A dissection of the first wave of financial results from U.S. airlines for the Thanksgiving travel period shows these carriers had a successful lead-in to the start of the holiday season.
According to analysts at Morgan Stanley, the all-important gauge of “passenger revenue per available seat mile” or PRASM – for low-cost carriers – beat their expectations, and revenues overall were up, which is no surprise to anyone who bought a high-priced Thanksgiving airline tickets.
High Prices Don’t Keep Consumers from Flying
Airlines also benefited from continued capacity cutting.

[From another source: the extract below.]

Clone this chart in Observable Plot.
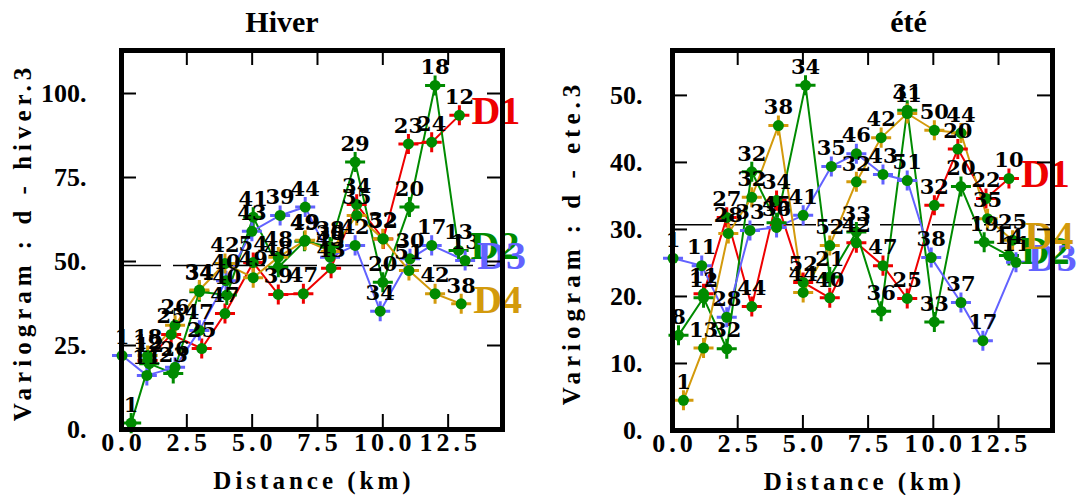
<!DOCTYPE html>
<html>
<head>
<meta charset="utf-8">
<script src="https://cdn.jsdelivr.net/npm/d3@7"></script>
<script src="https://cdn.jsdelivr.net/npm/@observablehq/plot@0.6"></script>
<style>
  body { margin: 0; background: #fff; }
  #wrap { display: flex; width: 1077px; height: 495px; overflow: hidden; }
  svg g[aria-description="ylabel"] text { letter-spacing: 5px; }
  svg g[aria-description="xlabel"] text { letter-spacing: 4px; }
  svg g[aria-description="xticklabel"] text { letter-spacing: 4px; }
</style>
</head>
<body>
<div id="wrap"></div>
<script>
// ---- shared ----
const directions = ["D1", "D2", "D3", "D4"];
const dirColors = ["#ee0000", "#008b00", "#6262ff", "#d39a0c"];
const xTicks = [0, 2.5, 5, 7.5, 10, 12.5];
const xTickLabels = ["0.0", "2.5", "5.0", "7.5", "10.0", "12.5"];
const xLabel = "Distance (km)";

// ---- Hiver ----
const hiverTitle = "Hiver";
const hiverYLabel = "Variogram : d - hiver.3";
const hiverSill = 48.8;
const hiverYTicks = [0, 25, 50, 75, 100];
const hiverYTickLabels = ["0.", "25.", "50.", "75.", "100."];

const hiverD1Dist  = [1.0, 1.9, 3.07, 3.96, 5.04, 6.0, 6.96, 8.02, 9.0, 10.02, 10.98, 11.87, 12.93];
const hiverD1Gamma = [20.5, 28.3, 24.1, 34.5, 49.7, 40.2, 40.4, 48.0, 67.0, 56.7, 85.0, 85.5, 93.5];
const hiverD1Np    = [12, 25, 25, 47, 54, 39, 47, 43, 34, 52, 23, 24, 12];

const hiverD2Dist  = [0.37, 1.06, 1.98, 2.98, 4.03, 5.04, 6.0, 7.0, 7.98, 8.94, 10.0, 11.02, 12.0, 12.9];
const hiverD2Gamma = [1.9, 19.6, 16.7, 41.0, 40.0, 63.2, 48.3, 56.0, 54.3, 79.6, 43.8, 66.2, 102.4, 53.3];
const hiverD2Np    = [1, 12, 23, 34, 40, 41, 48, 49, 38, 29, 20, 20, 18, 13];

const hiverD3Dist  = [0.02, 0.97, 2.05, 2.98, 4.0, 4.99, 6.07, 7.03, 7.98, 8.94, 9.9, 11.04, 11.87, 13.15];
const hiverD3Gamma = [22.0, 16.1, 18.5, 29.5, 44.3, 59.0, 63.7, 66.2, 51.3, 54.8, 35.2, 50.8, 54.8, 50.3];
const hiverD3Np    = [1, 11, 26, 47, 40, 43, 39, 44, 43, 42, 34, 30, 17, 13];

const hiverD4Dist  = [1.0, 2.05, 2.98, 3.96, 5.04, 6.0, 7.03, 8.0, 9.0, 10.0, 11.0, 12.0, 13.0];
const hiverD4Gamma = [22.0, 31.0, 41.5, 49.4, 45.2, 51.3, 56.3, 53.0, 63.7, 56.8, 47.3, 40.4, 37.4];
const hiverD4Np    = [18, 26, 34, 42, 49, 48, 49, 38, 35, 32, 51, 42, 38];

// ---- Été ----
const eteTitle = "été";
const eteYLabel = "Variogram : d - ete.3";
const eteSill = 30.7;
const eteYTicks = [0, 10, 20, 30, 40, 50];
const eteYTickLabels = ["0.", "10.", "20.", "30.", "40.", "50."];

const eteD1Dist  = [1.19, 2.08, 3.04, 3.99, 5.01, 6.03, 7.05, 8.07, 9.0, 10.04, 10.94, 12.02, 12.9];
const eteD1Gamma = [20.4, 31.8, 18.5, 34.3, 22.1, 19.8, 28.0, 24.6, 19.7, 33.6, 42.0, 34.6, 37.6];
const eteD1Np    = [11, 27, 44, 34, 52, 40, 42, 47, 25, 32, 20, 22, 10];

const eteD2Dist  = [0.23, 1.19, 2.08, 3.04, 3.99, 5.1, 6.03, 7.05, 8.0, 9.0, 10.04, 11.06, 11.95, 12.9];
const eteD2Gamma = [14.2, 19.8, 12.2, 38.6, 31.0, 51.5, 22.9, 29.6, 17.8, 47.8, 16.2, 36.4, 28.1, 26.1];
const eteD2Np    = [8, 12, 32, 32, 45, 34, 21, 33, 36, 31, 33, 20, 19, 14];

const eteD3Dist  = [0.02, 1.12, 2.08, 2.97, 3.99, 5.01, 6.09, 7.05, 8.07, 9.0, 9.92, 11.06, 11.9, 13.17];
const eteD3Gamma = [25.7, 24.6, 16.9, 29.85, 30.3, 32.1, 39.4, 41.3, 38.2, 37.3, 25.8, 19.1, 13.4, 25.1];
const eteD3Np    = [1, 11, 28, 33, 36, 41, 35, 46, 43, 51, 38, 37, 17, 11];

const eteD4Dist  = [0.42, 1.19, 2.14, 3.04, 4.06, 5.01, 6.03, 7.05, 8.0, 9.0, 10.04, 11.06, 12.08, 13.04];
const eteD4Gamma = [4.5, 12.3, 29.4, 34.8, 45.5, 20.6, 27.6, 37.1, 43.7, 47.3, 44.8, 44.4, 31.6, 28.4];
const eteD4Np    = [1, 13, 28, 32, 38, 44, 52, 32, 42, 41, 50, 44, 35, 25];

// ---- drawing ----
const axisFont = "Liberation Serif";
function panel(cfg) {
  const H = 495, mt = 50;
  const iw = cfg.width - cfg.ml - cfg.mr;
  const ih = H - mt - cfg.mb;
  const rows = cfg.series.flatMap((s, i) =>
    s.dist.map((d, j) => ({dir: directions[i], dist: d, gamma: s.gamma[j], np: String(s.np[j])})));
  const last = cfg.series.map((s, i) => ({dir: directions[i], dist: s.dist[s.dist.length - 1], gamma: s.gamma[s.gamma.length - 1]}));
  const T = 15;
  return Plot.plot({
    width: cfg.width, height: H,
    marginLeft: cfg.ml, marginRight: cfg.mr, marginTop: mt, marginBottom: cfg.mb,
    x: {domain: [0, cfg.xMax], axis: null},
    y: {domain: [0, cfg.yMax], axis: null},
    color: {domain: directions, range: dirColors},
    style: {fontFamily: "DejaVu Serif", background: "white", overflow: "visible"},
    marks: [
      Plot.ruleY([cfg.sill], {stroke: "black", strokeWidth: 1.5, strokeDasharray: "40,12"}),
      Plot.line(rows, {x: "dist", y: "gamma", z: "dir", stroke: "dir", strokeWidth: 2}),
      Plot.dot(rows, {x: "dist", y: "gamma", symbol: "plus", r: 6.5, stroke: "dir", strokeWidth: 3}),
      Plot.dot(rows, {x: "dist", y: "gamma", r: 5.5, fill: "#008b00"}),
      Plot.text(rows, {x: "dist", y: "gamma", text: "np", dy: -18, fontSize: 21, fontWeight: "bold", fill: "black"}),
      Plot.text(last, {x: "dist", y: "gamma", text: "dir", fill: "dir", textAnchor: "start", dx: 12, dy: -4,
        fontSize: 40, fontWeight: "bold", fontFamily: "Liberation Serif"}),
      // inward ticks on all four sides
      Plot.tickX(xTicks, {x: d => d, insetTop: ih - T, strokeWidth: 2}),
      Plot.tickX(xTicks, {x: d => d, insetBottom: ih - T, strokeWidth: 2}),
      Plot.tickY(cfg.yTicks, {y: d => d, insetRight: iw - T, strokeWidth: 2}),
      Plot.tickY(cfg.yTicks, {y: d => d, insetLeft: iw - T, strokeWidth: 2}),
      Plot.frame({stroke: "black", strokeWidth: 5}),
      // tick labels
      Plot.text(xTicks, {x: d => d, text: (d, i) => xTickLabels[i], frameAnchor: "bottom", dy: 13, dx: 2,
        lineAnchor: "middle", fontSize: 26, fontWeight: "bold", fontFamily: axisFont, ariaDescription: "xticklabel"}),
      Plot.text(cfg.yTicks, {y: d => d, text: (d, i) => cfg.yTickLabels[i], frameAnchor: "left", dx: cfg.yTickDx,
        textAnchor: "end", lineAnchor: "middle", fontSize: 26, fontWeight: "bold", fontFamily: axisFont}),
      // axis titles
      Plot.text([xLabel], {text: d => d, frameAnchor: "bottom", dy: 51, dx: 2, lineAnchor: "middle", textAnchor: "middle",
        fontSize: 25, fontWeight: "bold", fontFamily: axisFont, ariaDescription: "xlabel"}),
      Plot.text([cfg.yLabel], {text: d => d, frameAnchor: "left", rotate: -90, dx: cfg.yLabDx, dy: 2, textAnchor: "middle",
        lineAnchor: "middle", fontSize: 25, fontWeight: "bold", fontFamily: axisFont, ariaDescription: "ylabel"}),
      // panel title
      Plot.text([cfg.title], {text: d => d, frameAnchor: "top", dy: -28, dx: cfg.titleDx, lineAnchor: "middle",
        textAnchor: "middle", fontSize: 30, fontWeight: "bold", fontFamily: "Liberation Serif"})
    ]
  });
}

const wrap = document.getElementById("wrap");
wrap.appendChild(panel({
  title: hiverTitle, yLabel: hiverYLabel, sill: hiverSill,
  yTicks: hiverYTicks, yTickLabels: hiverYTickLabels,
  width: 538, ml: 121, mr: 36, mb: 66, xMax: 14.58, yMax: 112.8,
  titleDx: -30, yLabDx: -99, yTickDx: -35,
  series: [
    {dist: hiverD1Dist, gamma: hiverD1Gamma, np: hiverD1Np},
    {dist: hiverD2Dist, gamma: hiverD2Gamma, np: hiverD2Np},
    {dist: hiverD3Dist, gamma: hiverD3Gamma, np: hiverD3Np},
    {dist: hiverD4Dist, gamma: hiverD4Gamma, np: hiverD4Np}
  ]
}));
wrap.appendChild(panel({
  title: eteTitle, yLabel: eteYLabel, sill: eteSill,
  yTicks: eteYTicks, yTickLabels: eteYTickLabels,
  width: 539, ml: 134, mr: 25, mb: 65, xMax: 14.57, yMax: 56.7,
  titleDx: 46, yLabDx: -101, yTickDx: -30,
  series: [
    {dist: eteD1Dist, gamma: eteD1Gamma, np: eteD1Np},
    {dist: eteD2Dist, gamma: eteD2Gamma, np: eteD2Np},
    {dist: eteD3Dist, gamma: eteD3Gamma, np: eteD3Np},
    {dist: eteD4Dist, gamma: eteD4Gamma, np: eteD4Np}
  ]
}));
</script>
</body>
</html>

The number of available seats during this travel period was down, and expectations are that passengers will continue to see fewer empty seats on planes as we head into 2012 – a situation intensified by the recent American Airlines bankruptcy.
Perhaps most significantly, demand for travel defies the daily, negative economic headlines. Despite lingering financial concerns, people still want to travel, and they do – or at least they did during the recent holiday season, despite the high prices and despite a record number of airfare hike attempts during 2011.
Price of Oil Remains Big Concern
One concern may cloud the picture for the airlines, and that is the high price of oil, currently in the low $100s (per barrel – and add $10 more per barrel in Europe). This could force airlines to raise prices even higher, and at some point consumers will say, “enough” and refuse to fly.